Contre toute attente, Henri Konan Bédié vient de « tuer » le Conseil national de transition (CNT) mis en place par l’opposition ivoirienne le 2 novembre 2020. Deux mois après sa création, cet organe qui devait se substituer aux institutions ivoiriennes a été dissout par le président du PDCI (Parti démocratique de Côte d’Ivoire) alors que Pascal Affi N’guessan croupit dans un lieu tenu secret. À 86 ans, l’ancien président ivoirien a commis un faux pas politique qui amène à réfléchir.
Il y a un mois, Bédié créait le CNT
Henri Konan Bédié était farouchement opposé à la candidature d’Alassane Ouattara à la présidentielle du samedi 31 octobre 2020. Dans une interview accordée à France 24 en juillet 2020, l’homme politique de 86 ans a déclaré qu’un 3e mandat de son grand rival serait illégal. Déclaré lui-même candidat, le « sphinx de Daoukro » avait du mal à accepter que le président sortant se mette en course pour un autre quinquennat. À propos de la candidature d’Alassane Ouattara, Bédié a conseillé d’ « interroger la Constitution, la loi fondamentale qui régit la Côte d’Ivoire ».
« À son article 55, c’est la limitation des mandats. Il n’y a pas de 3e mandat en Côte d’Ivoire. Or Alassane Ouattara, depuis qu’il a accédé au pouvoir, a fait ses deux mandats. Par conséquent, il n’a pas droit à un 3e mandat. Et ensuite, il prétexte de ce que la Constitution ayant été amendée ou refaite, cela remet les pendules à zéro. Mais tous ces experts qu’il a choisis lui-même lui ont dit que l’article 185 de cette Constitution ne prévoit pas que les compteurs soient remis à zéro par la nouvelle Constitution », a martelé Henri Konan Bédié.
Malgré l’appel à la désobéissance civile lancée par le patron du Parti démocratique de Côte d’Ivoire, Alassane Ouattara est candidat et remporte le scrutin face à Kouadio Konan Bertin dit KKB. Pour sa part, l’opposition ivoirienne, sans attendre la proclamation des résultats par la Commission électorale indépendante (CEI), annonce la création du CNT (Conseil national de transition), présidé par Henri Konan Bédié. La mission de ce nouvel organe est de mettre en place un gouvernement de transition, de préparer l’organisation d’élections crédibles, transparentes et inclusives, mais également de convoquer des assises nationales pour la réconciliation nationale en vue du retour à une paix définitive dans le pays.

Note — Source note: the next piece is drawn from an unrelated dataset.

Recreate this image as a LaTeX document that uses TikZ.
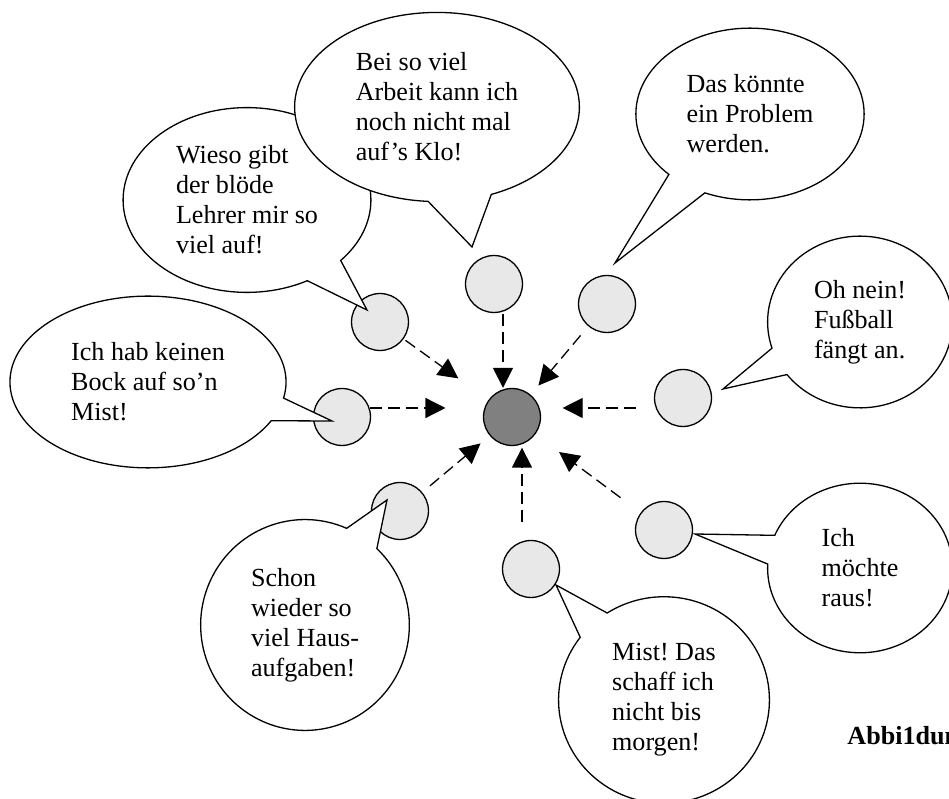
\documentclass[tikz,border=0pt]{standalone}
\usepackage{fontspec}
\setmainfont{Liberation Serif}
\usetikzlibrary{arrows.meta,shapes.callouts}
\frenchspacing

\begin{document}
\begin{tikzpicture}[x=0.46pt, y=-0.46pt, >={Triangle[length=9.2pt,width=9.2pt]},
    person/.style={circle, draw, line width=0.6pt, fill=gray!18, minimum size=26.2pt, inner sep=0pt},
    bubble/.style={ellipse callout, draw, fill=white, line width=0.6pt, align=left, inner sep=1pt,
        font=\fontsize{12}{13.8}\selectfont},
    dasharrow/.style={->, line width=0.6pt, dash pattern=on 5.5pt off 2.8pt}]

    \useasboundingbox (0,0) rectangle (949,799);

    % Center node
    \node[person, fill=gray] (hub) at (512,417) {};

    % Person nodes
    \node[person] (p1) at (342,417) {};
    \node[person] (p2) at (380,322) {};
    \node[person] (p3) at (494,284) {};
    \node[person] (p4) at (607,304) {};
    \node[person] (p5) at (683,398) {};
    \node[person] (p6) at (664,530) {};
    \node[person] (p7) at (531,569) {};
    \node[person] (p8) at (400,511) {};

    % Speech bubbles
    \node[bubble, minimum width=127pt, minimum height=79pt, callout pointer arc=16,
        callout absolute pointer={(332,421)}] (b1) at (148,382)
        {Ich hab keinen\\Bock auf so’n\\Mist!};
    \node[bubble, minimum width=114pt, minimum height=85pt, callout pointer arc=20,
        callout absolute pointer={(367,310)}] (b2) at (247,200)
        {Wieso gibt\\der blöde\\Lehrer mir so\\viel auf!};
    \node[bubble, minimum width=131pt, minimum height=87pt, callout pointer arc=26,
        callout absolute pointer={(472,247)}] (b3) at (437,107)
        {Bei so viel\\Arbeit kann ich\\noch nicht mal\\auf’s Klo!};
    \node[bubble, minimum width=105pt, minimum height=79pt, callout pointer arc=22,
        callout absolute pointer={(615,263)}] (b4) at (750,114)
        {Das könnte\\ein Problem\\werden.};
    \node[bubble, minimum width=85pt, minimum height=79pt, callout pointer arc=20,
        callout absolute pointer={(723,389)}] (b5) at (860,322)
        {Oh nein!\\Fußball\\fängt an.};
    \node[bubble, minimum width=85pt, minimum height=78pt, callout pointer arc=20,
        callout absolute pointer={(695,534)}] (b6) at (860,568)
        {Ich\\möchte\\raus!};
    \node[bubble, minimum width=97pt, minimum height=95pt, callout pointer arc=20,
        callout absolute pointer={(556,585)}] (b7) at (664,700)
        {Mist! Das\\schaff ich\\nicht bis\\morgen!};
    \node[bubble, minimum width=96pt, minimum height=97pt, callout pointer arc=20,
        callout absolute pointer={(387,500)}] (b8) at (305,625)
        {Schon\\wieder so\\viel Haus-\\aufgaben!};

    % Connect persons to center
    \draw[dasharrow, shorten >=17.2pt] (p1.18) -- (p1.18 -| hub.west);
    \draw[dasharrow, shorten <=1pt, shorten >=17pt] (p2) -- (hub);
    \draw[dasharrow, shorten <=1pt] (p3.-72) -- (p3.-72 |- hub.north);
    \draw[dasharrow, shorten <=5.5pt, shorten >=5.5pt] (p4) -- (hub);
    \draw[dasharrow, shorten <=9.2pt, shorten >=9.9pt] (p5.200) -- (p5.200 -| hub.east);
    \draw[dasharrow, shorten <=11.5pt, shorten >=13.6pt] (p6) -- (hub);
    \draw[dasharrow, shorten <=9pt, shorten >=0.7pt] (p7.108) -- (p7.108 |- hub.south);
    \draw[dasharrow, shorten <=4.6pt, shorten >=5.5pt] (p8) -- (hub);

    % Caption
    \node[font=\fontsize{12}{13.8}\selectfont\bfseries, anchor=base west, inner sep=0pt]
        (caption) at (847,745) {Abbi1dun};

\end{tikzpicture}
\end{document}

Bédié balbutie et dissout le CNT 2 mois après sa création
Le CNT d’Henri Konan Bédié n’a tenu que deux mois. Le Conseil national de transition qui devait écarter Alassane Ouattara du pouvoir afin d’ouvrir une nouvelle ère en Côte d’Ivoire vient d’être dissout par son président. Dans un discours tenu le mercredi 9 décembre 2020, le natif de Daoukro a sonné la mort du CNT. Il a proposé « dès maintenant et urgemment, en accord avec toute l’opposition, l’organisation d’un Dialogue national en lieu et place du « tête-à-tête BEDIE – OUATTARA », car l’enjeu en cause c’est celui de la Côte d’Ivoire Rassemblée ».
Poursuivant, l’ancien allié d’Alassane Ouattara a également fait savoir que « ce nouveau cadre de Dialogue qui verra la participation de toutes les forces vives de la Nation et qui sera encadré, sur le territoire ivoirien par des organisations internationales crédibles spécialisées en la matière, dont l’ONU, remplace évidemment le CNT que l’opposition ivoirienne avait initialement proposé ». Ainsi, le CNT annoncé en grande pompe est en réalité un pétard mouillé. Il faut rappeler que Pascal Affi N’guessan, le porte-parole du Conseil national de transition avait déclaré le 2 novembre 2020 qu’un gouvernement de transition devait voir le jour. Mais les jours se sont écoulés et aucune liste n’a été publiée.
L’opposition ivoirienne, à sa tête Henri Konan Bédié, n’avait sans doute pas mesuré l’ampleur de la nouvelle politique qu’elle entendait mener. Le CNT a été mis sur pied alors que ses membres n’avaient rien planifié. C’est d’ailleurs ce qui a conduit Marcel Amon-Tanoh à prendre ses distances vis-à-vis du CNT. En « tuant » le CNT deux mois après sa naissance, Bédié reconnait subtilement son erreur et tente de rectifier le tir. Le président du PDCI et ses compagnons ont agi dans la précipitation, voulant imposer une transition politique à Alassane Ouattara.